• _The exercise_
Without including the pictures, copy out every line below.
┌─ Collected material
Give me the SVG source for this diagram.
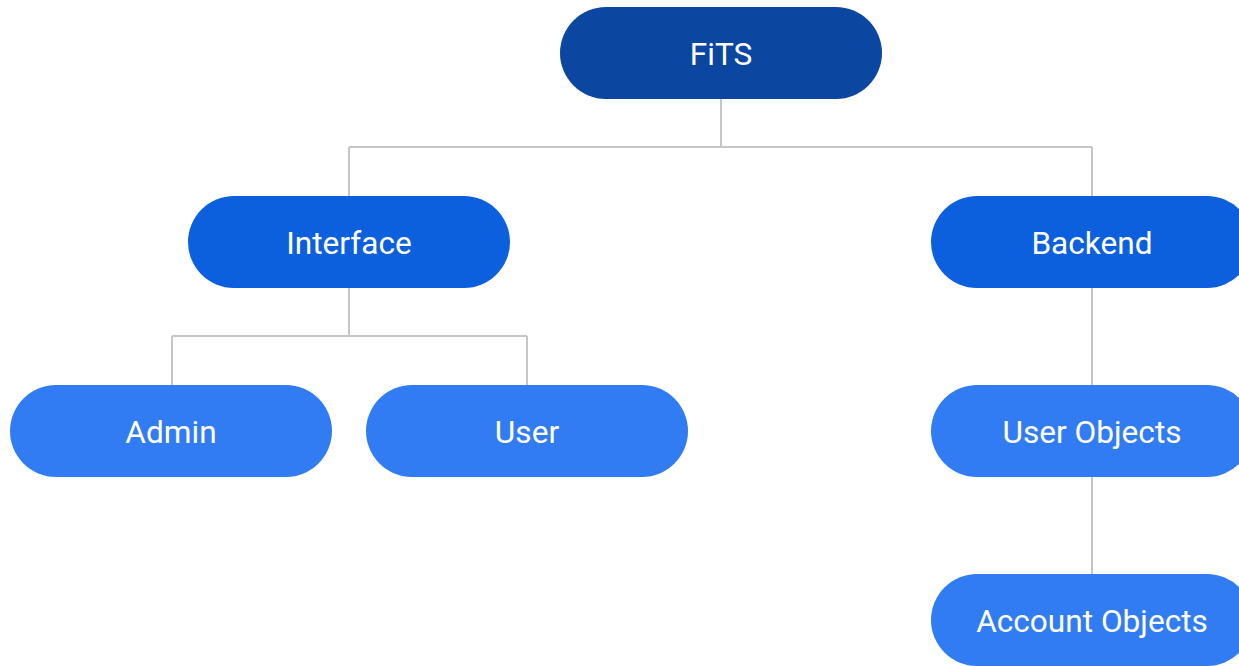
<svg xmlns="http://www.w3.org/2000/svg" width="1239" height="666" viewBox="0 0 1239 666">
  <style>
    .node text { font-family: Roboto, "Liberation Sans", sans-serif; font-size: 31.6px; fill: #ffffff; text-anchor: middle; dominant-baseline: central; }
    .root rect { fill: #0b46a0; }
    .mid rect { fill: #0c5fdd; }
    .leaf rect { fill: #327cf3; }
    .links path { fill: none; stroke: #c6c6c6; stroke-width: 2; }
  </style>
  <rect width="1239" height="666" fill="#ffffff"/>
  <g class="links">
    <path d="M721 99 V147 M349 147 H1092 M349 147 V196 M1092 147 V196"/>
    <path d="M349 288 V336 M172 336 H527 M172 336 V385 M527 336 V385"/>
    <path d="M1092 288 V385"/>
    <path d="M1092 477 V574"/>
  </g>
  <g id="fits" class="node root">
    <rect x="560" y="7" width="322" height="92" rx="46"/>
    <text x="721" y="54">FiTS</text>
  </g>
  <g id="interface" class="node mid">
    <rect x="188" y="196" width="322" height="92" rx="46"/>
    <text x="349" y="243">Interface</text>
  </g>
  <g id="backend" class="node mid">
    <rect x="931" y="196" width="322" height="92" rx="46"/>
    <text x="1092" y="243">Backend</text>
  </g>
  <g id="admin" class="node leaf">
    <rect x="10" y="385" width="322" height="92" rx="46"/>
    <text x="171" y="432">Admin</text>
  </g>
  <g id="user" class="node leaf">
    <rect x="366" y="385" width="322" height="92" rx="46"/>
    <text x="527" y="432">User</text>
  </g>
  <g id="user-objects" class="node leaf">
    <rect x="931" y="385" width="322" height="92" rx="46"/>
    <text x="1092" y="432">User Objects</text>
  </g>
  <g id="account-objects" class="node leaf">
    <rect x="931" y="574" width="322" height="92" rx="46"/>
    <text x="1092" y="621">Account Objects</text>
  </g>
</svg>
└─
• _Solved exercise_
Give me the SVG source for this diagram.
<svg xmlns="http://www.w3.org/2000/svg" width="1239" height="666" viewBox="0 0 1239 666">
  <style>
    .node text { font-family: Roboto, "Liberation Sans", sans-serif; font-size: 31.6px; fill: #ffffff; text-anchor: middle; dominant-baseline: central; }
    .root rect { fill: #0b46a0; }
    .mid rect { fill: #0c5fdd; }
    .leaf rect { fill: #327cf3; }
    .links path { fill: none; stroke: #c6c6c6; stroke-width: 2; }
  </style>
  <rect width="1239" height="666" fill="#ffffff"/>
  <g class="links">
    <path d="M721 99 V147 M349 147 H1092 M349 147 V196 M1092 147 V196"/>
    <path d="M349 288 V336 M172 336 H527 M172 336 V385 M527 336 V385"/>
    <path d="M1092 288 V385"/>
    <path d="M1092 477 V574"/>
  </g>
  <g id="fits" class="node root">
    <rect x="560" y="7" width="322" height="92" rx="46"/>
    <text x="721" y="54">FiTS</text>
  </g>
  <g id="interface" class="node mid">
    <rect x="188" y="196" width="322" height="92" rx="46"/>
    <text x="349" y="243">Interface</text>
  </g>
  <g id="backend" class="node mid">
    <rect x="931" y="196" width="322" height="92" rx="46"/>
    <text x="1092" y="243">Backend</text>
  </g>
  <g id="admin" class="node leaf">
    <rect x="10" y="385" width="322" height="92" rx="46"/>
    <text x="171" y="432">Admin</text>
  </g>
  <g id="user" class="node leaf">
    <rect x="366" y="385" width="322" height="92" rx="46"/>
    <text x="527" y="432">User</text>
  </g>
  <g id="user-objects" class="node leaf">
    <rect x="931" y="385" width="322" height="92" rx="46"/>
    <text x="1092" y="432">User Objects</text>
  </g>
  <g id="account-objects" class="node leaf">
    <rect x="931" y="574" width="322" height="92" rx="46"/>
    <text x="1092" y="621">Account Objects</text>
  </g>
</svg>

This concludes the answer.